Nach den vier CD-Vorgängern, die sich mit westlichen Krautrockern beschäftigten, ist nun der erste Teil Ost erschienen, der neben den bereits Genannten weitere DDR-Helden und sogar Krauter aus den Bruderländern Ungarn (Omega), CSSR (Blue Effect) und Polen (Die Skalden) präsentiert. Ok, Kraut war in der DDR nie ein prägender Musikbegriff. Man hätte ihn bestimmt umbenannt in „Sättigungsbeilagen-Beat“.

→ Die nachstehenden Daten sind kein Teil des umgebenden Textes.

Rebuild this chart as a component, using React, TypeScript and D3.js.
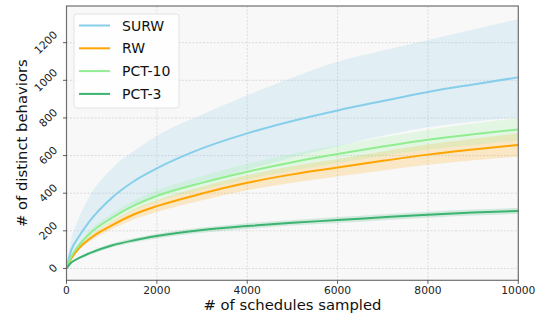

Es kam dann doch so viel zustande, dass nur wenige Wochen später ein zweiter Teil „Ost-Kraut“ erschien, der wieder als Untertitel den erklärenden Satz trägt: „Progressives aus den DDR-Archiven 1976-1982“. Doch leider ist der Teil 2 nur teilweise progressiv, denn es wird eher Pop gespielt und typischer Ostrock. Nicht mehr viel mit kosmischen Klängen, knackigem Krautrock und ersten Heavy-Metal-Klängen. Da wird von Karat etwas Spaß („Das Monster“) gemacht, Karussell („Entweder oder“), Magdeburg („Alte Bänder“), City („Der Tätowierte“) und Transit („Sturmflut“) sind zwar etwas rockiger, lassen aber die Melodien schnell im Popsumpf ertrinken. Und was die Modern Soul Band, Prinzip, Bernd Dewèt („Der Rock‘n Roll King aus dem Thüringer Wald“) und die Schlagersängerin Dina Straat auf einem Ost-Kraut-Sampler zu suchen haben, ist eurem buckligen Schreiberling bis zum heutigen Tag unverständlich. Ganz nah dran an den krautigen Klängen, an den Mischungen aus Folk und Rock, elektronischen Zaubereien und Jazzrock sind die polnischen Künstler SBB, Passion mit ihrem herrlichen Song „Morgendämmerung/Herzallerliebstes Mädel“, die Weimarer Gruppe Bayon, die asiatische Klänge mit modernen Elementen verband und „Das Haus der Kindheit“ nebst der Ouvertüre aus „Die Schlacht/der Traktor“ zu einem Ereignis werden lassen. Der Thüringer Jürgen Kerth, der Instrumentals liebte und bei „Auf die alten Tage“ seiner Gitarre feine Töne entlockte und den Blues in den Hintergrund verbannte, kann als kleiner Höhepunkt gelten.

Insgesamt sind die vier CDs unbedingt hörenswert und sollten als genialer Abschluss einer Musikrichtung stehen, die es in der DDR nie gab und die im vereinigten Musikland nie wieder kommt. Die beigefügten 80-seitigen Booklets mit interessanten Einzelheiten zu den Bands und seltene Fotos sind außerdem beste Bettlektüre.

Ost-Kraut! Teil 1 und Teil 2, Sampler, Bear Family Records, je 24,99 Euro.